Opinión Nacional

La traición de las élites

El papel de las élites dentro de los procesos de cambio o en el mantenimiento del orden establecido, ha sido ampliamente estudiado por la teoría y la sociología política. Desde Max Weber, Vilfredo Pareto, Gaetano Mosca  y Robert Michels, a comienzos del siglo XX, hasta Robert Dahl, luego de la segunda mitad de la centuria pasada, numerosos han sido los pensadores que se han ocupado de este asunto. Cada uno de ellos destaca, desde su propia perspectiva, el enorme  peso de las vanguardias políticas, intelectuales, gremiales o sindicales, en las transformaciones  sociales o en la conservación de los modelos existentes.

         En Venezuela este tema se estudió en el pasado con densidad. Conflicto y consenso, la investigación dirigida por José Agustín Silva Michelena en la década de los sesenta, representa un clásico que todavía sirve de ejemplo en las exploraciones sobre la materia. Posteriormente aparece publicado El reto de las élites, de José Antonio Gil Yepes, otro hito relevante. Habría que agregar los aportes de Juan Carlos Rey y Aníbal Romero, entre otros investigadores, quienes diagnosticaron a la dirigencia nacional durante el período comprendido entre 1958 y 1998.

Hay, sin embargo, una deuda pendiente. Aún nos faltan estudios exhaustivos acerca de lo ocurrido con las élites del país durante el período inmediatamente anterior al triunfo del actual jefe de Estado y en los primeros años de su gobierno. Con el fin de comenzar a cubrir este déficit, Carlos Raúl Hernández y Luis Emilio Rondón escriben La democracia traicionad (Rayuela, 2010), texto fundamental en el esfuerzo de despejar los enigmas y responder las preguntas acerca de cómo y por qué una democracia considerada de las más sólidas de América Latina y el mundo, se encuentra hoy en una etapa agónica. Sus autores abordan las interrogantes desde una perspectiva histórica. Comienzan revisando los  efectos benéficos del Pacto de Punto Fijo y se extienden hasta el análisis de la Constituyente del 99 y las políticas orientadas a la destrucción de la economía de mercado, en el plano económico, y de la democracia liberal, en el plano político.

La tesis de Hernández y Rondón es concluyente: a un sector significativo de la dirigencia nacional le faltó claridad y decisión para asumir la defensa de la democracia y propiciar los cambios que habrían permitido que el sistema se remozara y profundizara. Incluso, por momentos se opuso a las reformas que habrían modernizado la economía  y transformado el Estado para hacerlo más eficiente. Hubo quienes apostaron a la crisis del sistema  pensando que serían ellos los beneficiados del colapso. No lograron percibir la dimensión de la fractura social que había venido gestándose, ni las características del liderazgo alternativo que las críticas despiadadas a la democracia había incubado. Se produjo, de acuerdo con sus términos, una traición a la democracia.
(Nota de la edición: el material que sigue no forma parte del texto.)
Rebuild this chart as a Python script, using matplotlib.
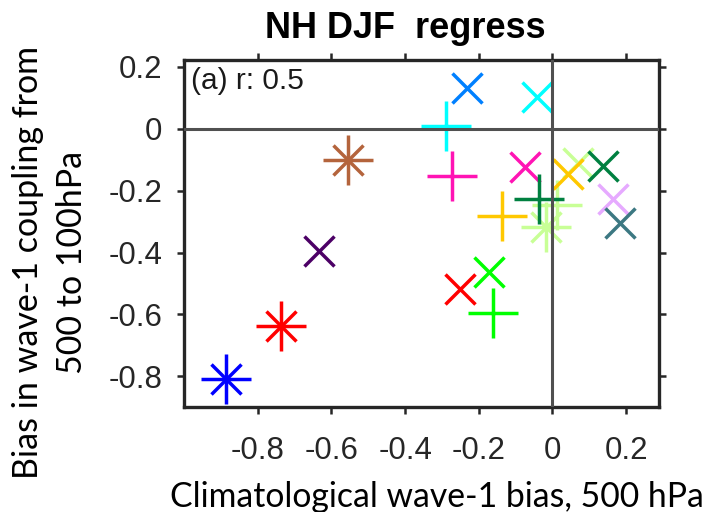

De la lectura de este libro y de la aciaga experiencia de los últimos once años, en los que hemos visto cómo la democracia es atropellada y la libertad, en todas las esferas, es acosada y reducida a espacios cada vez más restringidos, puede concluirse que la preservación del orden democrático es una tarea diaria. En Latinoamérica –y probablemente en cualquier sociedad del planeta- la libertad no tiene un seguro que la proteja indefinidamente contra la posibilidad de que surjan autócratas que quieran destruirla en nombre del pueblo, de los oprimidos, de los explotados, o de cualquiera otra de esas monsergas utilizadas para engañar incautos e imponer modelos tiránicos en los cuales el Estado asfixia a los individuos.

La responsabilidad esencial de la defensa, preservación e intensificación de la democracia y la libertad reside en la élite. Sin la existencia de este factor el pueblo llano puede convertirse en presa fácil de demagogos populistas y déspotas, capaces de valerse de las masas para imponer lo que Alexis de Tocqueville llamó la “dictadura de las mayorías”.

La experiencia venezolana indica que la élite tiene que prever y anticiparse a los acontecimientos, incluso en aquellos países donde no se vislumbran crisis de gobernabilidad en el panorama. En esta región del planeta, el respeto al Estado de Derecho y la independencia de los poderes, base de la democracia, siempre están bajo acecho. La influencia de la tradición cuadillista es demasiado perniciosa. Una dirigencia con firmes convicciones democráticas es un poderoso antídoto contra esa distorsión.